Before recently leaving the Television Critics Association summer meeting in Beverly Hills, Jay Leno addressed the serial accusations against Bill Cosby. Here is what he said:
“I find it fascinating—how many accusers does he have now? 40? Well, 50 women come forward and people call them liars. And they go, ‘Oh, you waited 40 years?’ Men waited 50 years to say, ‘A priest touched me,’ and they got 7 million dollars. How come we believe them and we don’t believe the women? It does seem awful sexist to me….”
Leno is on to something. But it is not sexism that accounts for the disparate reactions: it’s a strange admixture of celebrity status and bigotry.
Cosby is a celebrity supreme and got the benefit of the doubt that John Q. Public would never get. Priests wish they were John Q. Public—at least they wouldn’t be treated as guilty until proven innocent.

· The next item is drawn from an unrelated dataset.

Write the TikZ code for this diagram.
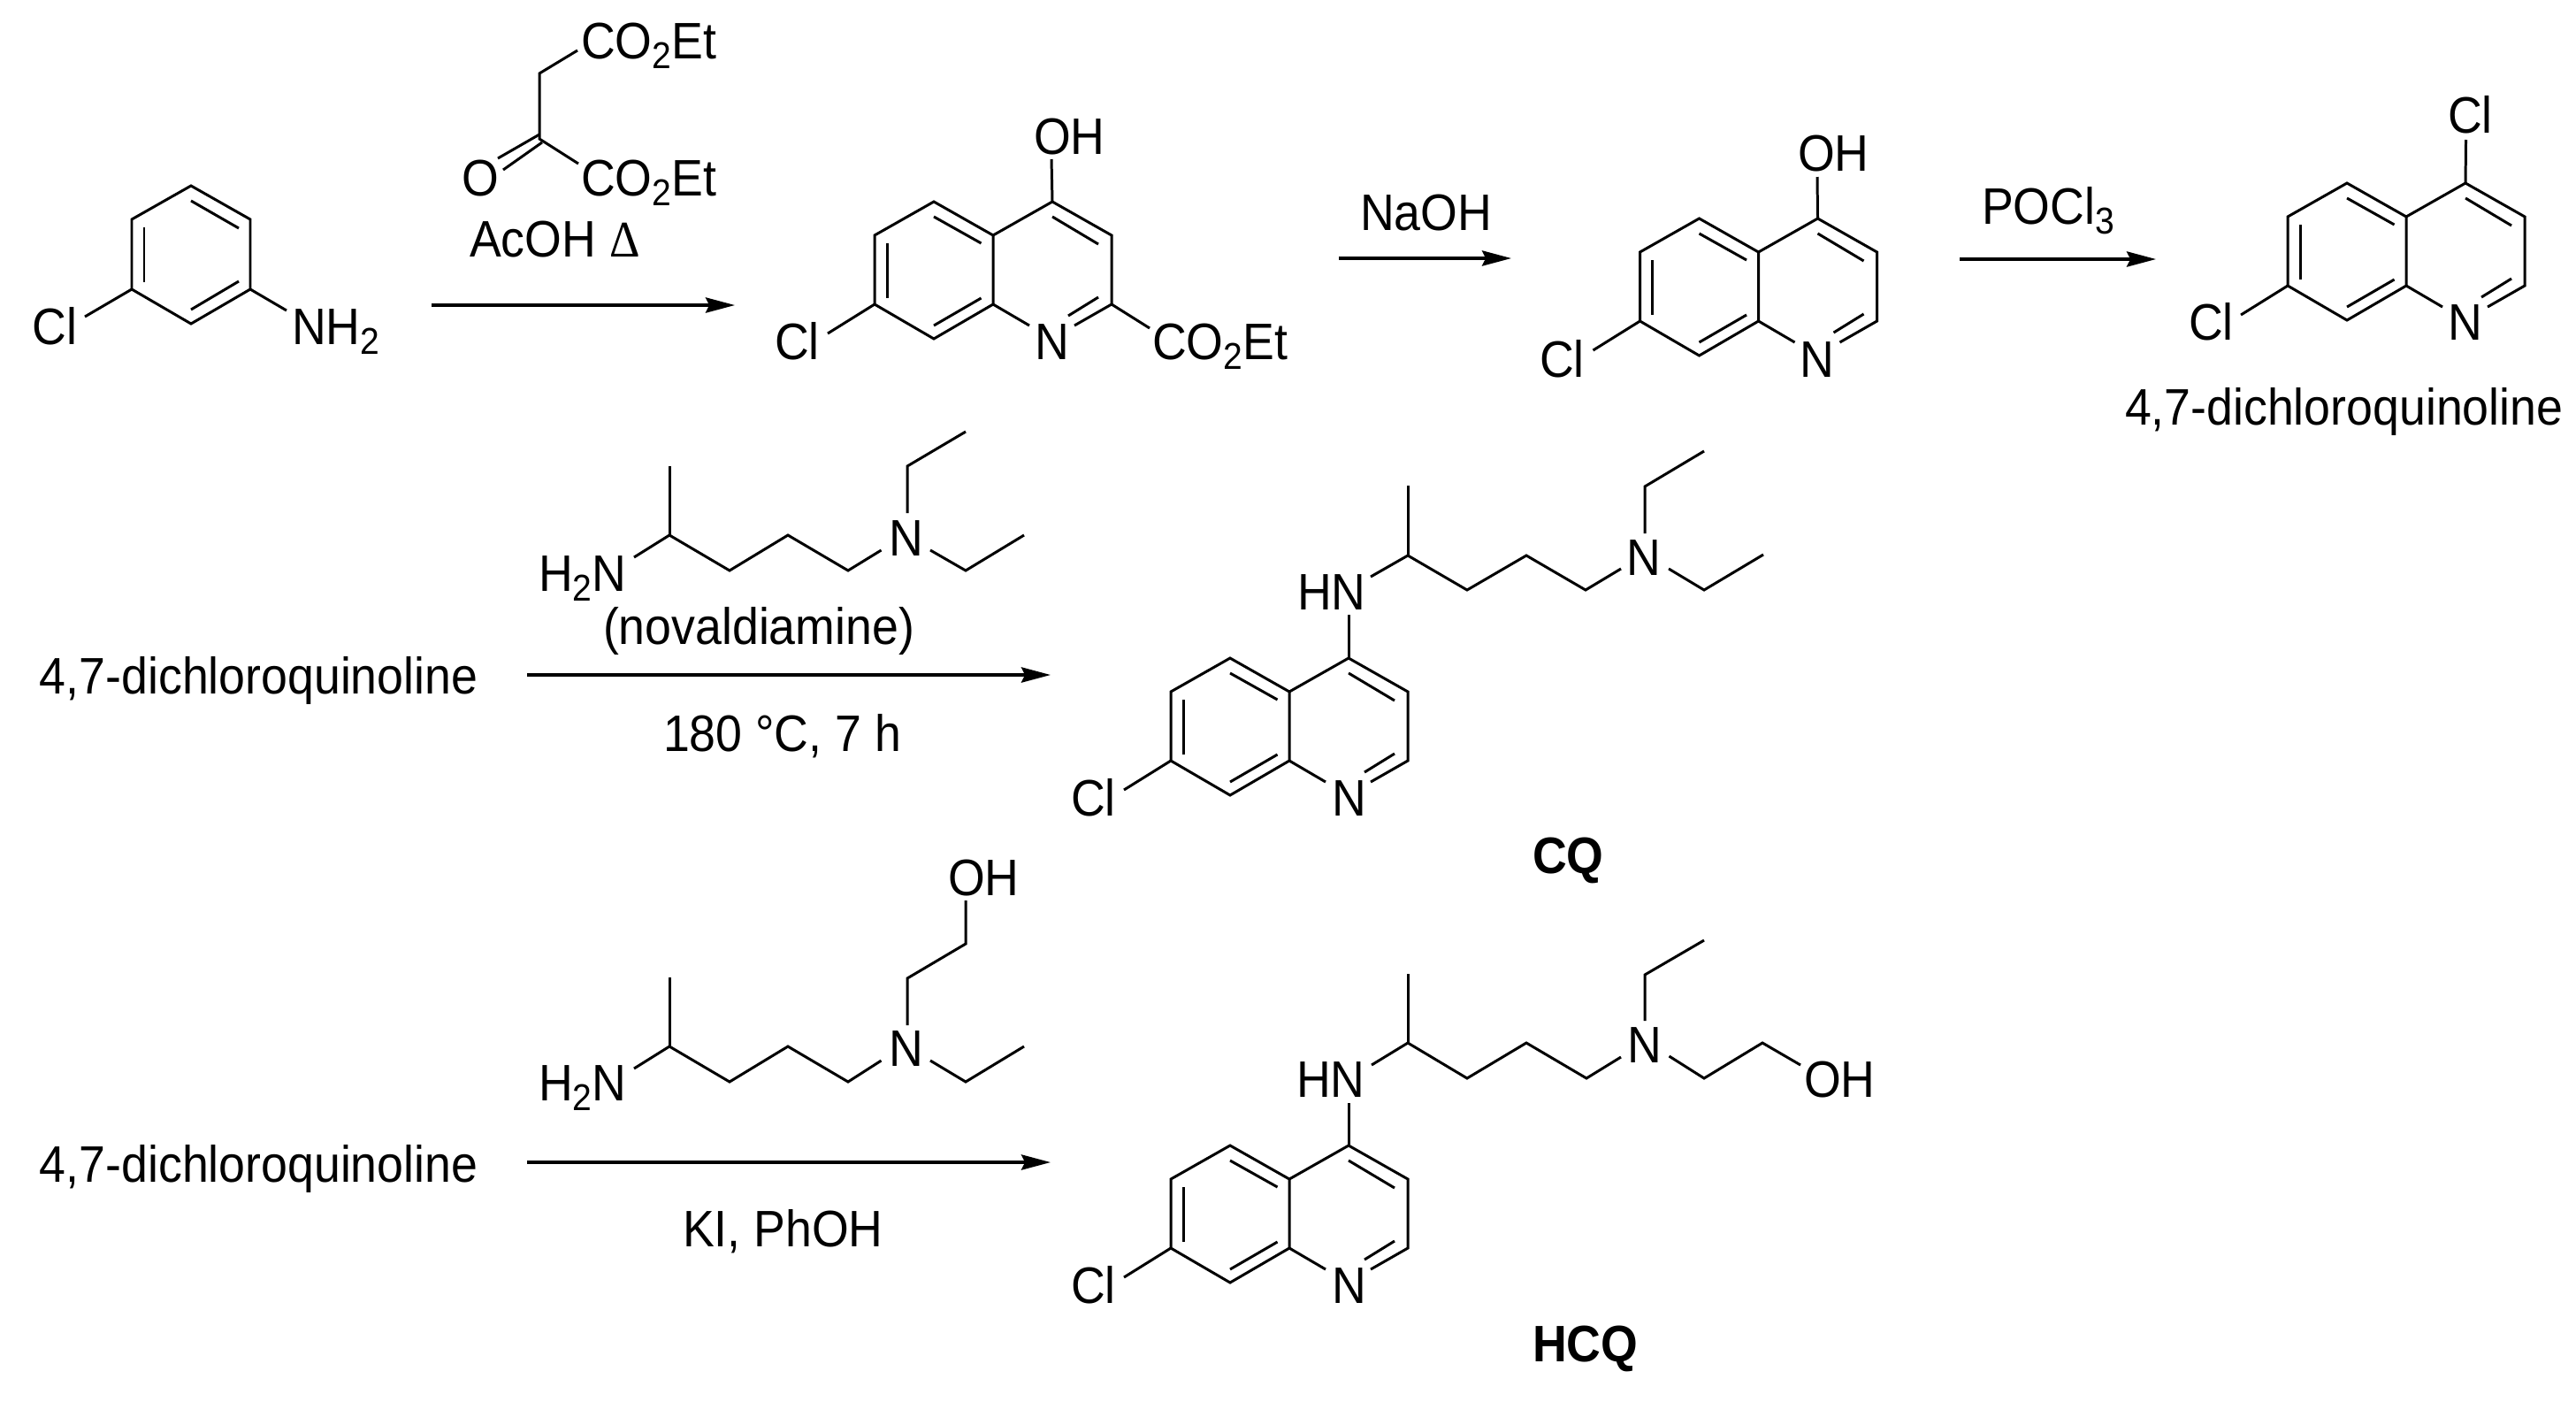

Most of the media have ignored Leno’s observation. Media outlets that have done a fair job reporting this story include the Hollywood Reporter, CBS News, AceShowbiz, Deadline, USA Today, and Salon. The one media outlet that covered the story but never printed Leno’s remark about victims of priestly abuse getting 7 million dollars is the Associated Press. The best it could do was to make a veiled reference to Leno’s priest analogy.
Equal treatment for priests. That is what animates the Catholic League. Kudos to Leno for calling attention to this issue.